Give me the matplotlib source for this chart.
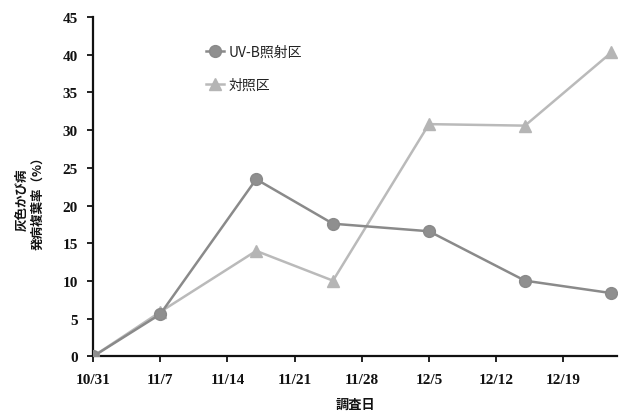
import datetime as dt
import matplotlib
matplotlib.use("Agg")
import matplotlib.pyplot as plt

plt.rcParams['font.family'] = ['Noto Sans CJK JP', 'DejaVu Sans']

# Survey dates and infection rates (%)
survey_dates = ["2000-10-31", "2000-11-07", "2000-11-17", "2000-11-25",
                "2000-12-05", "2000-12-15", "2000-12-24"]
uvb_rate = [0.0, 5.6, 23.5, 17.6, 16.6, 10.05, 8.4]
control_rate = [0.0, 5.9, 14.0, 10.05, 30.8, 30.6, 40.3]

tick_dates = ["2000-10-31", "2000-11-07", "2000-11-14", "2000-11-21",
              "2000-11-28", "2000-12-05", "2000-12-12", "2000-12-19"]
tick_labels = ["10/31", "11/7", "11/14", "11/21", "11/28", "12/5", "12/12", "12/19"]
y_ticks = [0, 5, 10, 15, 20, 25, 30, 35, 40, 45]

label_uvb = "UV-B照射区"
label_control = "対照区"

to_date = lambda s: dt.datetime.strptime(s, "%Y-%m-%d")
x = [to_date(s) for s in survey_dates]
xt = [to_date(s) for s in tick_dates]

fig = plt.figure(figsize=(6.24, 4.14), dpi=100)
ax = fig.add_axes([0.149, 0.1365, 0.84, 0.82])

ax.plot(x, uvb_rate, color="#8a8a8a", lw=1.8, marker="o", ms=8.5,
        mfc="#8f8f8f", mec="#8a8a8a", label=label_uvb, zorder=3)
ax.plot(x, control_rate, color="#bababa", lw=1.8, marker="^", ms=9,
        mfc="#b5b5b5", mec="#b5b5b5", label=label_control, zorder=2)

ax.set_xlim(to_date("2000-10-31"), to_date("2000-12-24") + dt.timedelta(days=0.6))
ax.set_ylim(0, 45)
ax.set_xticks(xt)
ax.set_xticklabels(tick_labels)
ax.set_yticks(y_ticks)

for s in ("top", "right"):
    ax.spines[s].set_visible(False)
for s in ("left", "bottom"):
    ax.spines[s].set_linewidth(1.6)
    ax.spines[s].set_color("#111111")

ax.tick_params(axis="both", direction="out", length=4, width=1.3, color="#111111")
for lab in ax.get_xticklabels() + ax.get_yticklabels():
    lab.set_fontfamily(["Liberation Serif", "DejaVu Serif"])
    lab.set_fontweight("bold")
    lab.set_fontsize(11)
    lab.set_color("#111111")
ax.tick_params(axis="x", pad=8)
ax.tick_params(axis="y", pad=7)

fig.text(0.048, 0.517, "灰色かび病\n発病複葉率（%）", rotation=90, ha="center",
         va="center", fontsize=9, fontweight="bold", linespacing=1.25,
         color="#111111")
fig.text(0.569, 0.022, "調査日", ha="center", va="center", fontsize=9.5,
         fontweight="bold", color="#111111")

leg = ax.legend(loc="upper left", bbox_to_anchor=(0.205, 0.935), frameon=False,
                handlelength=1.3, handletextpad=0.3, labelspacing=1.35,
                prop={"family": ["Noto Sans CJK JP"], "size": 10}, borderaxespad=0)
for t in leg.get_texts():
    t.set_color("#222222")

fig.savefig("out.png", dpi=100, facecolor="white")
+ + + +
== Problem requirements ==
Up to and including the line with "xt = [to_date(s) for s in tick_dates]", copy the data above from its first line. Skip pictures.

== Correct response ==
Give me the matplotlib source for this chart.
import datetime as dt
import matplotlib
matplotlib.use("Agg")
import matplotlib.pyplot as plt

plt.rcParams['font.family'] = ['Noto Sans CJK JP', 'DejaVu Sans']

# Survey dates and infection rates (%)
survey_dates = ["2000-10-31", "2000-11-07", "2000-11-17", "2000-11-25",
                "2000-12-05", "2000-12-15", "2000-12-24"]
uvb_rate = [0.0, 5.6, 23.5, 17.6, 16.6, 10.05, 8.4]
control_rate = [0.0, 5.9, 14.0, 10.05, 30.8, 30.6, 40.3]

tick_dates = ["2000-10-31", "2000-11-07", "2000-11-14", "2000-11-21",
              "2000-11-28", "2000-12-05", "2000-12-12", "2000-12-19"]
tick_labels = ["10/31", "11/7", "11/14", "11/21", "11/28", "12/5", "12/12", "12/19"]
y_ticks = [0, 5, 10, 15, 20, 25, 30, 35, 40, 45]

label_uvb = "UV-B照射区"
label_control = "対照区"

to_date = lambda s: dt.datetime.strptime(s, "%Y-%m-%d")
x = [to_date(s) for s in survey_dates]
xt = [to_date(s) for s in tick_dates]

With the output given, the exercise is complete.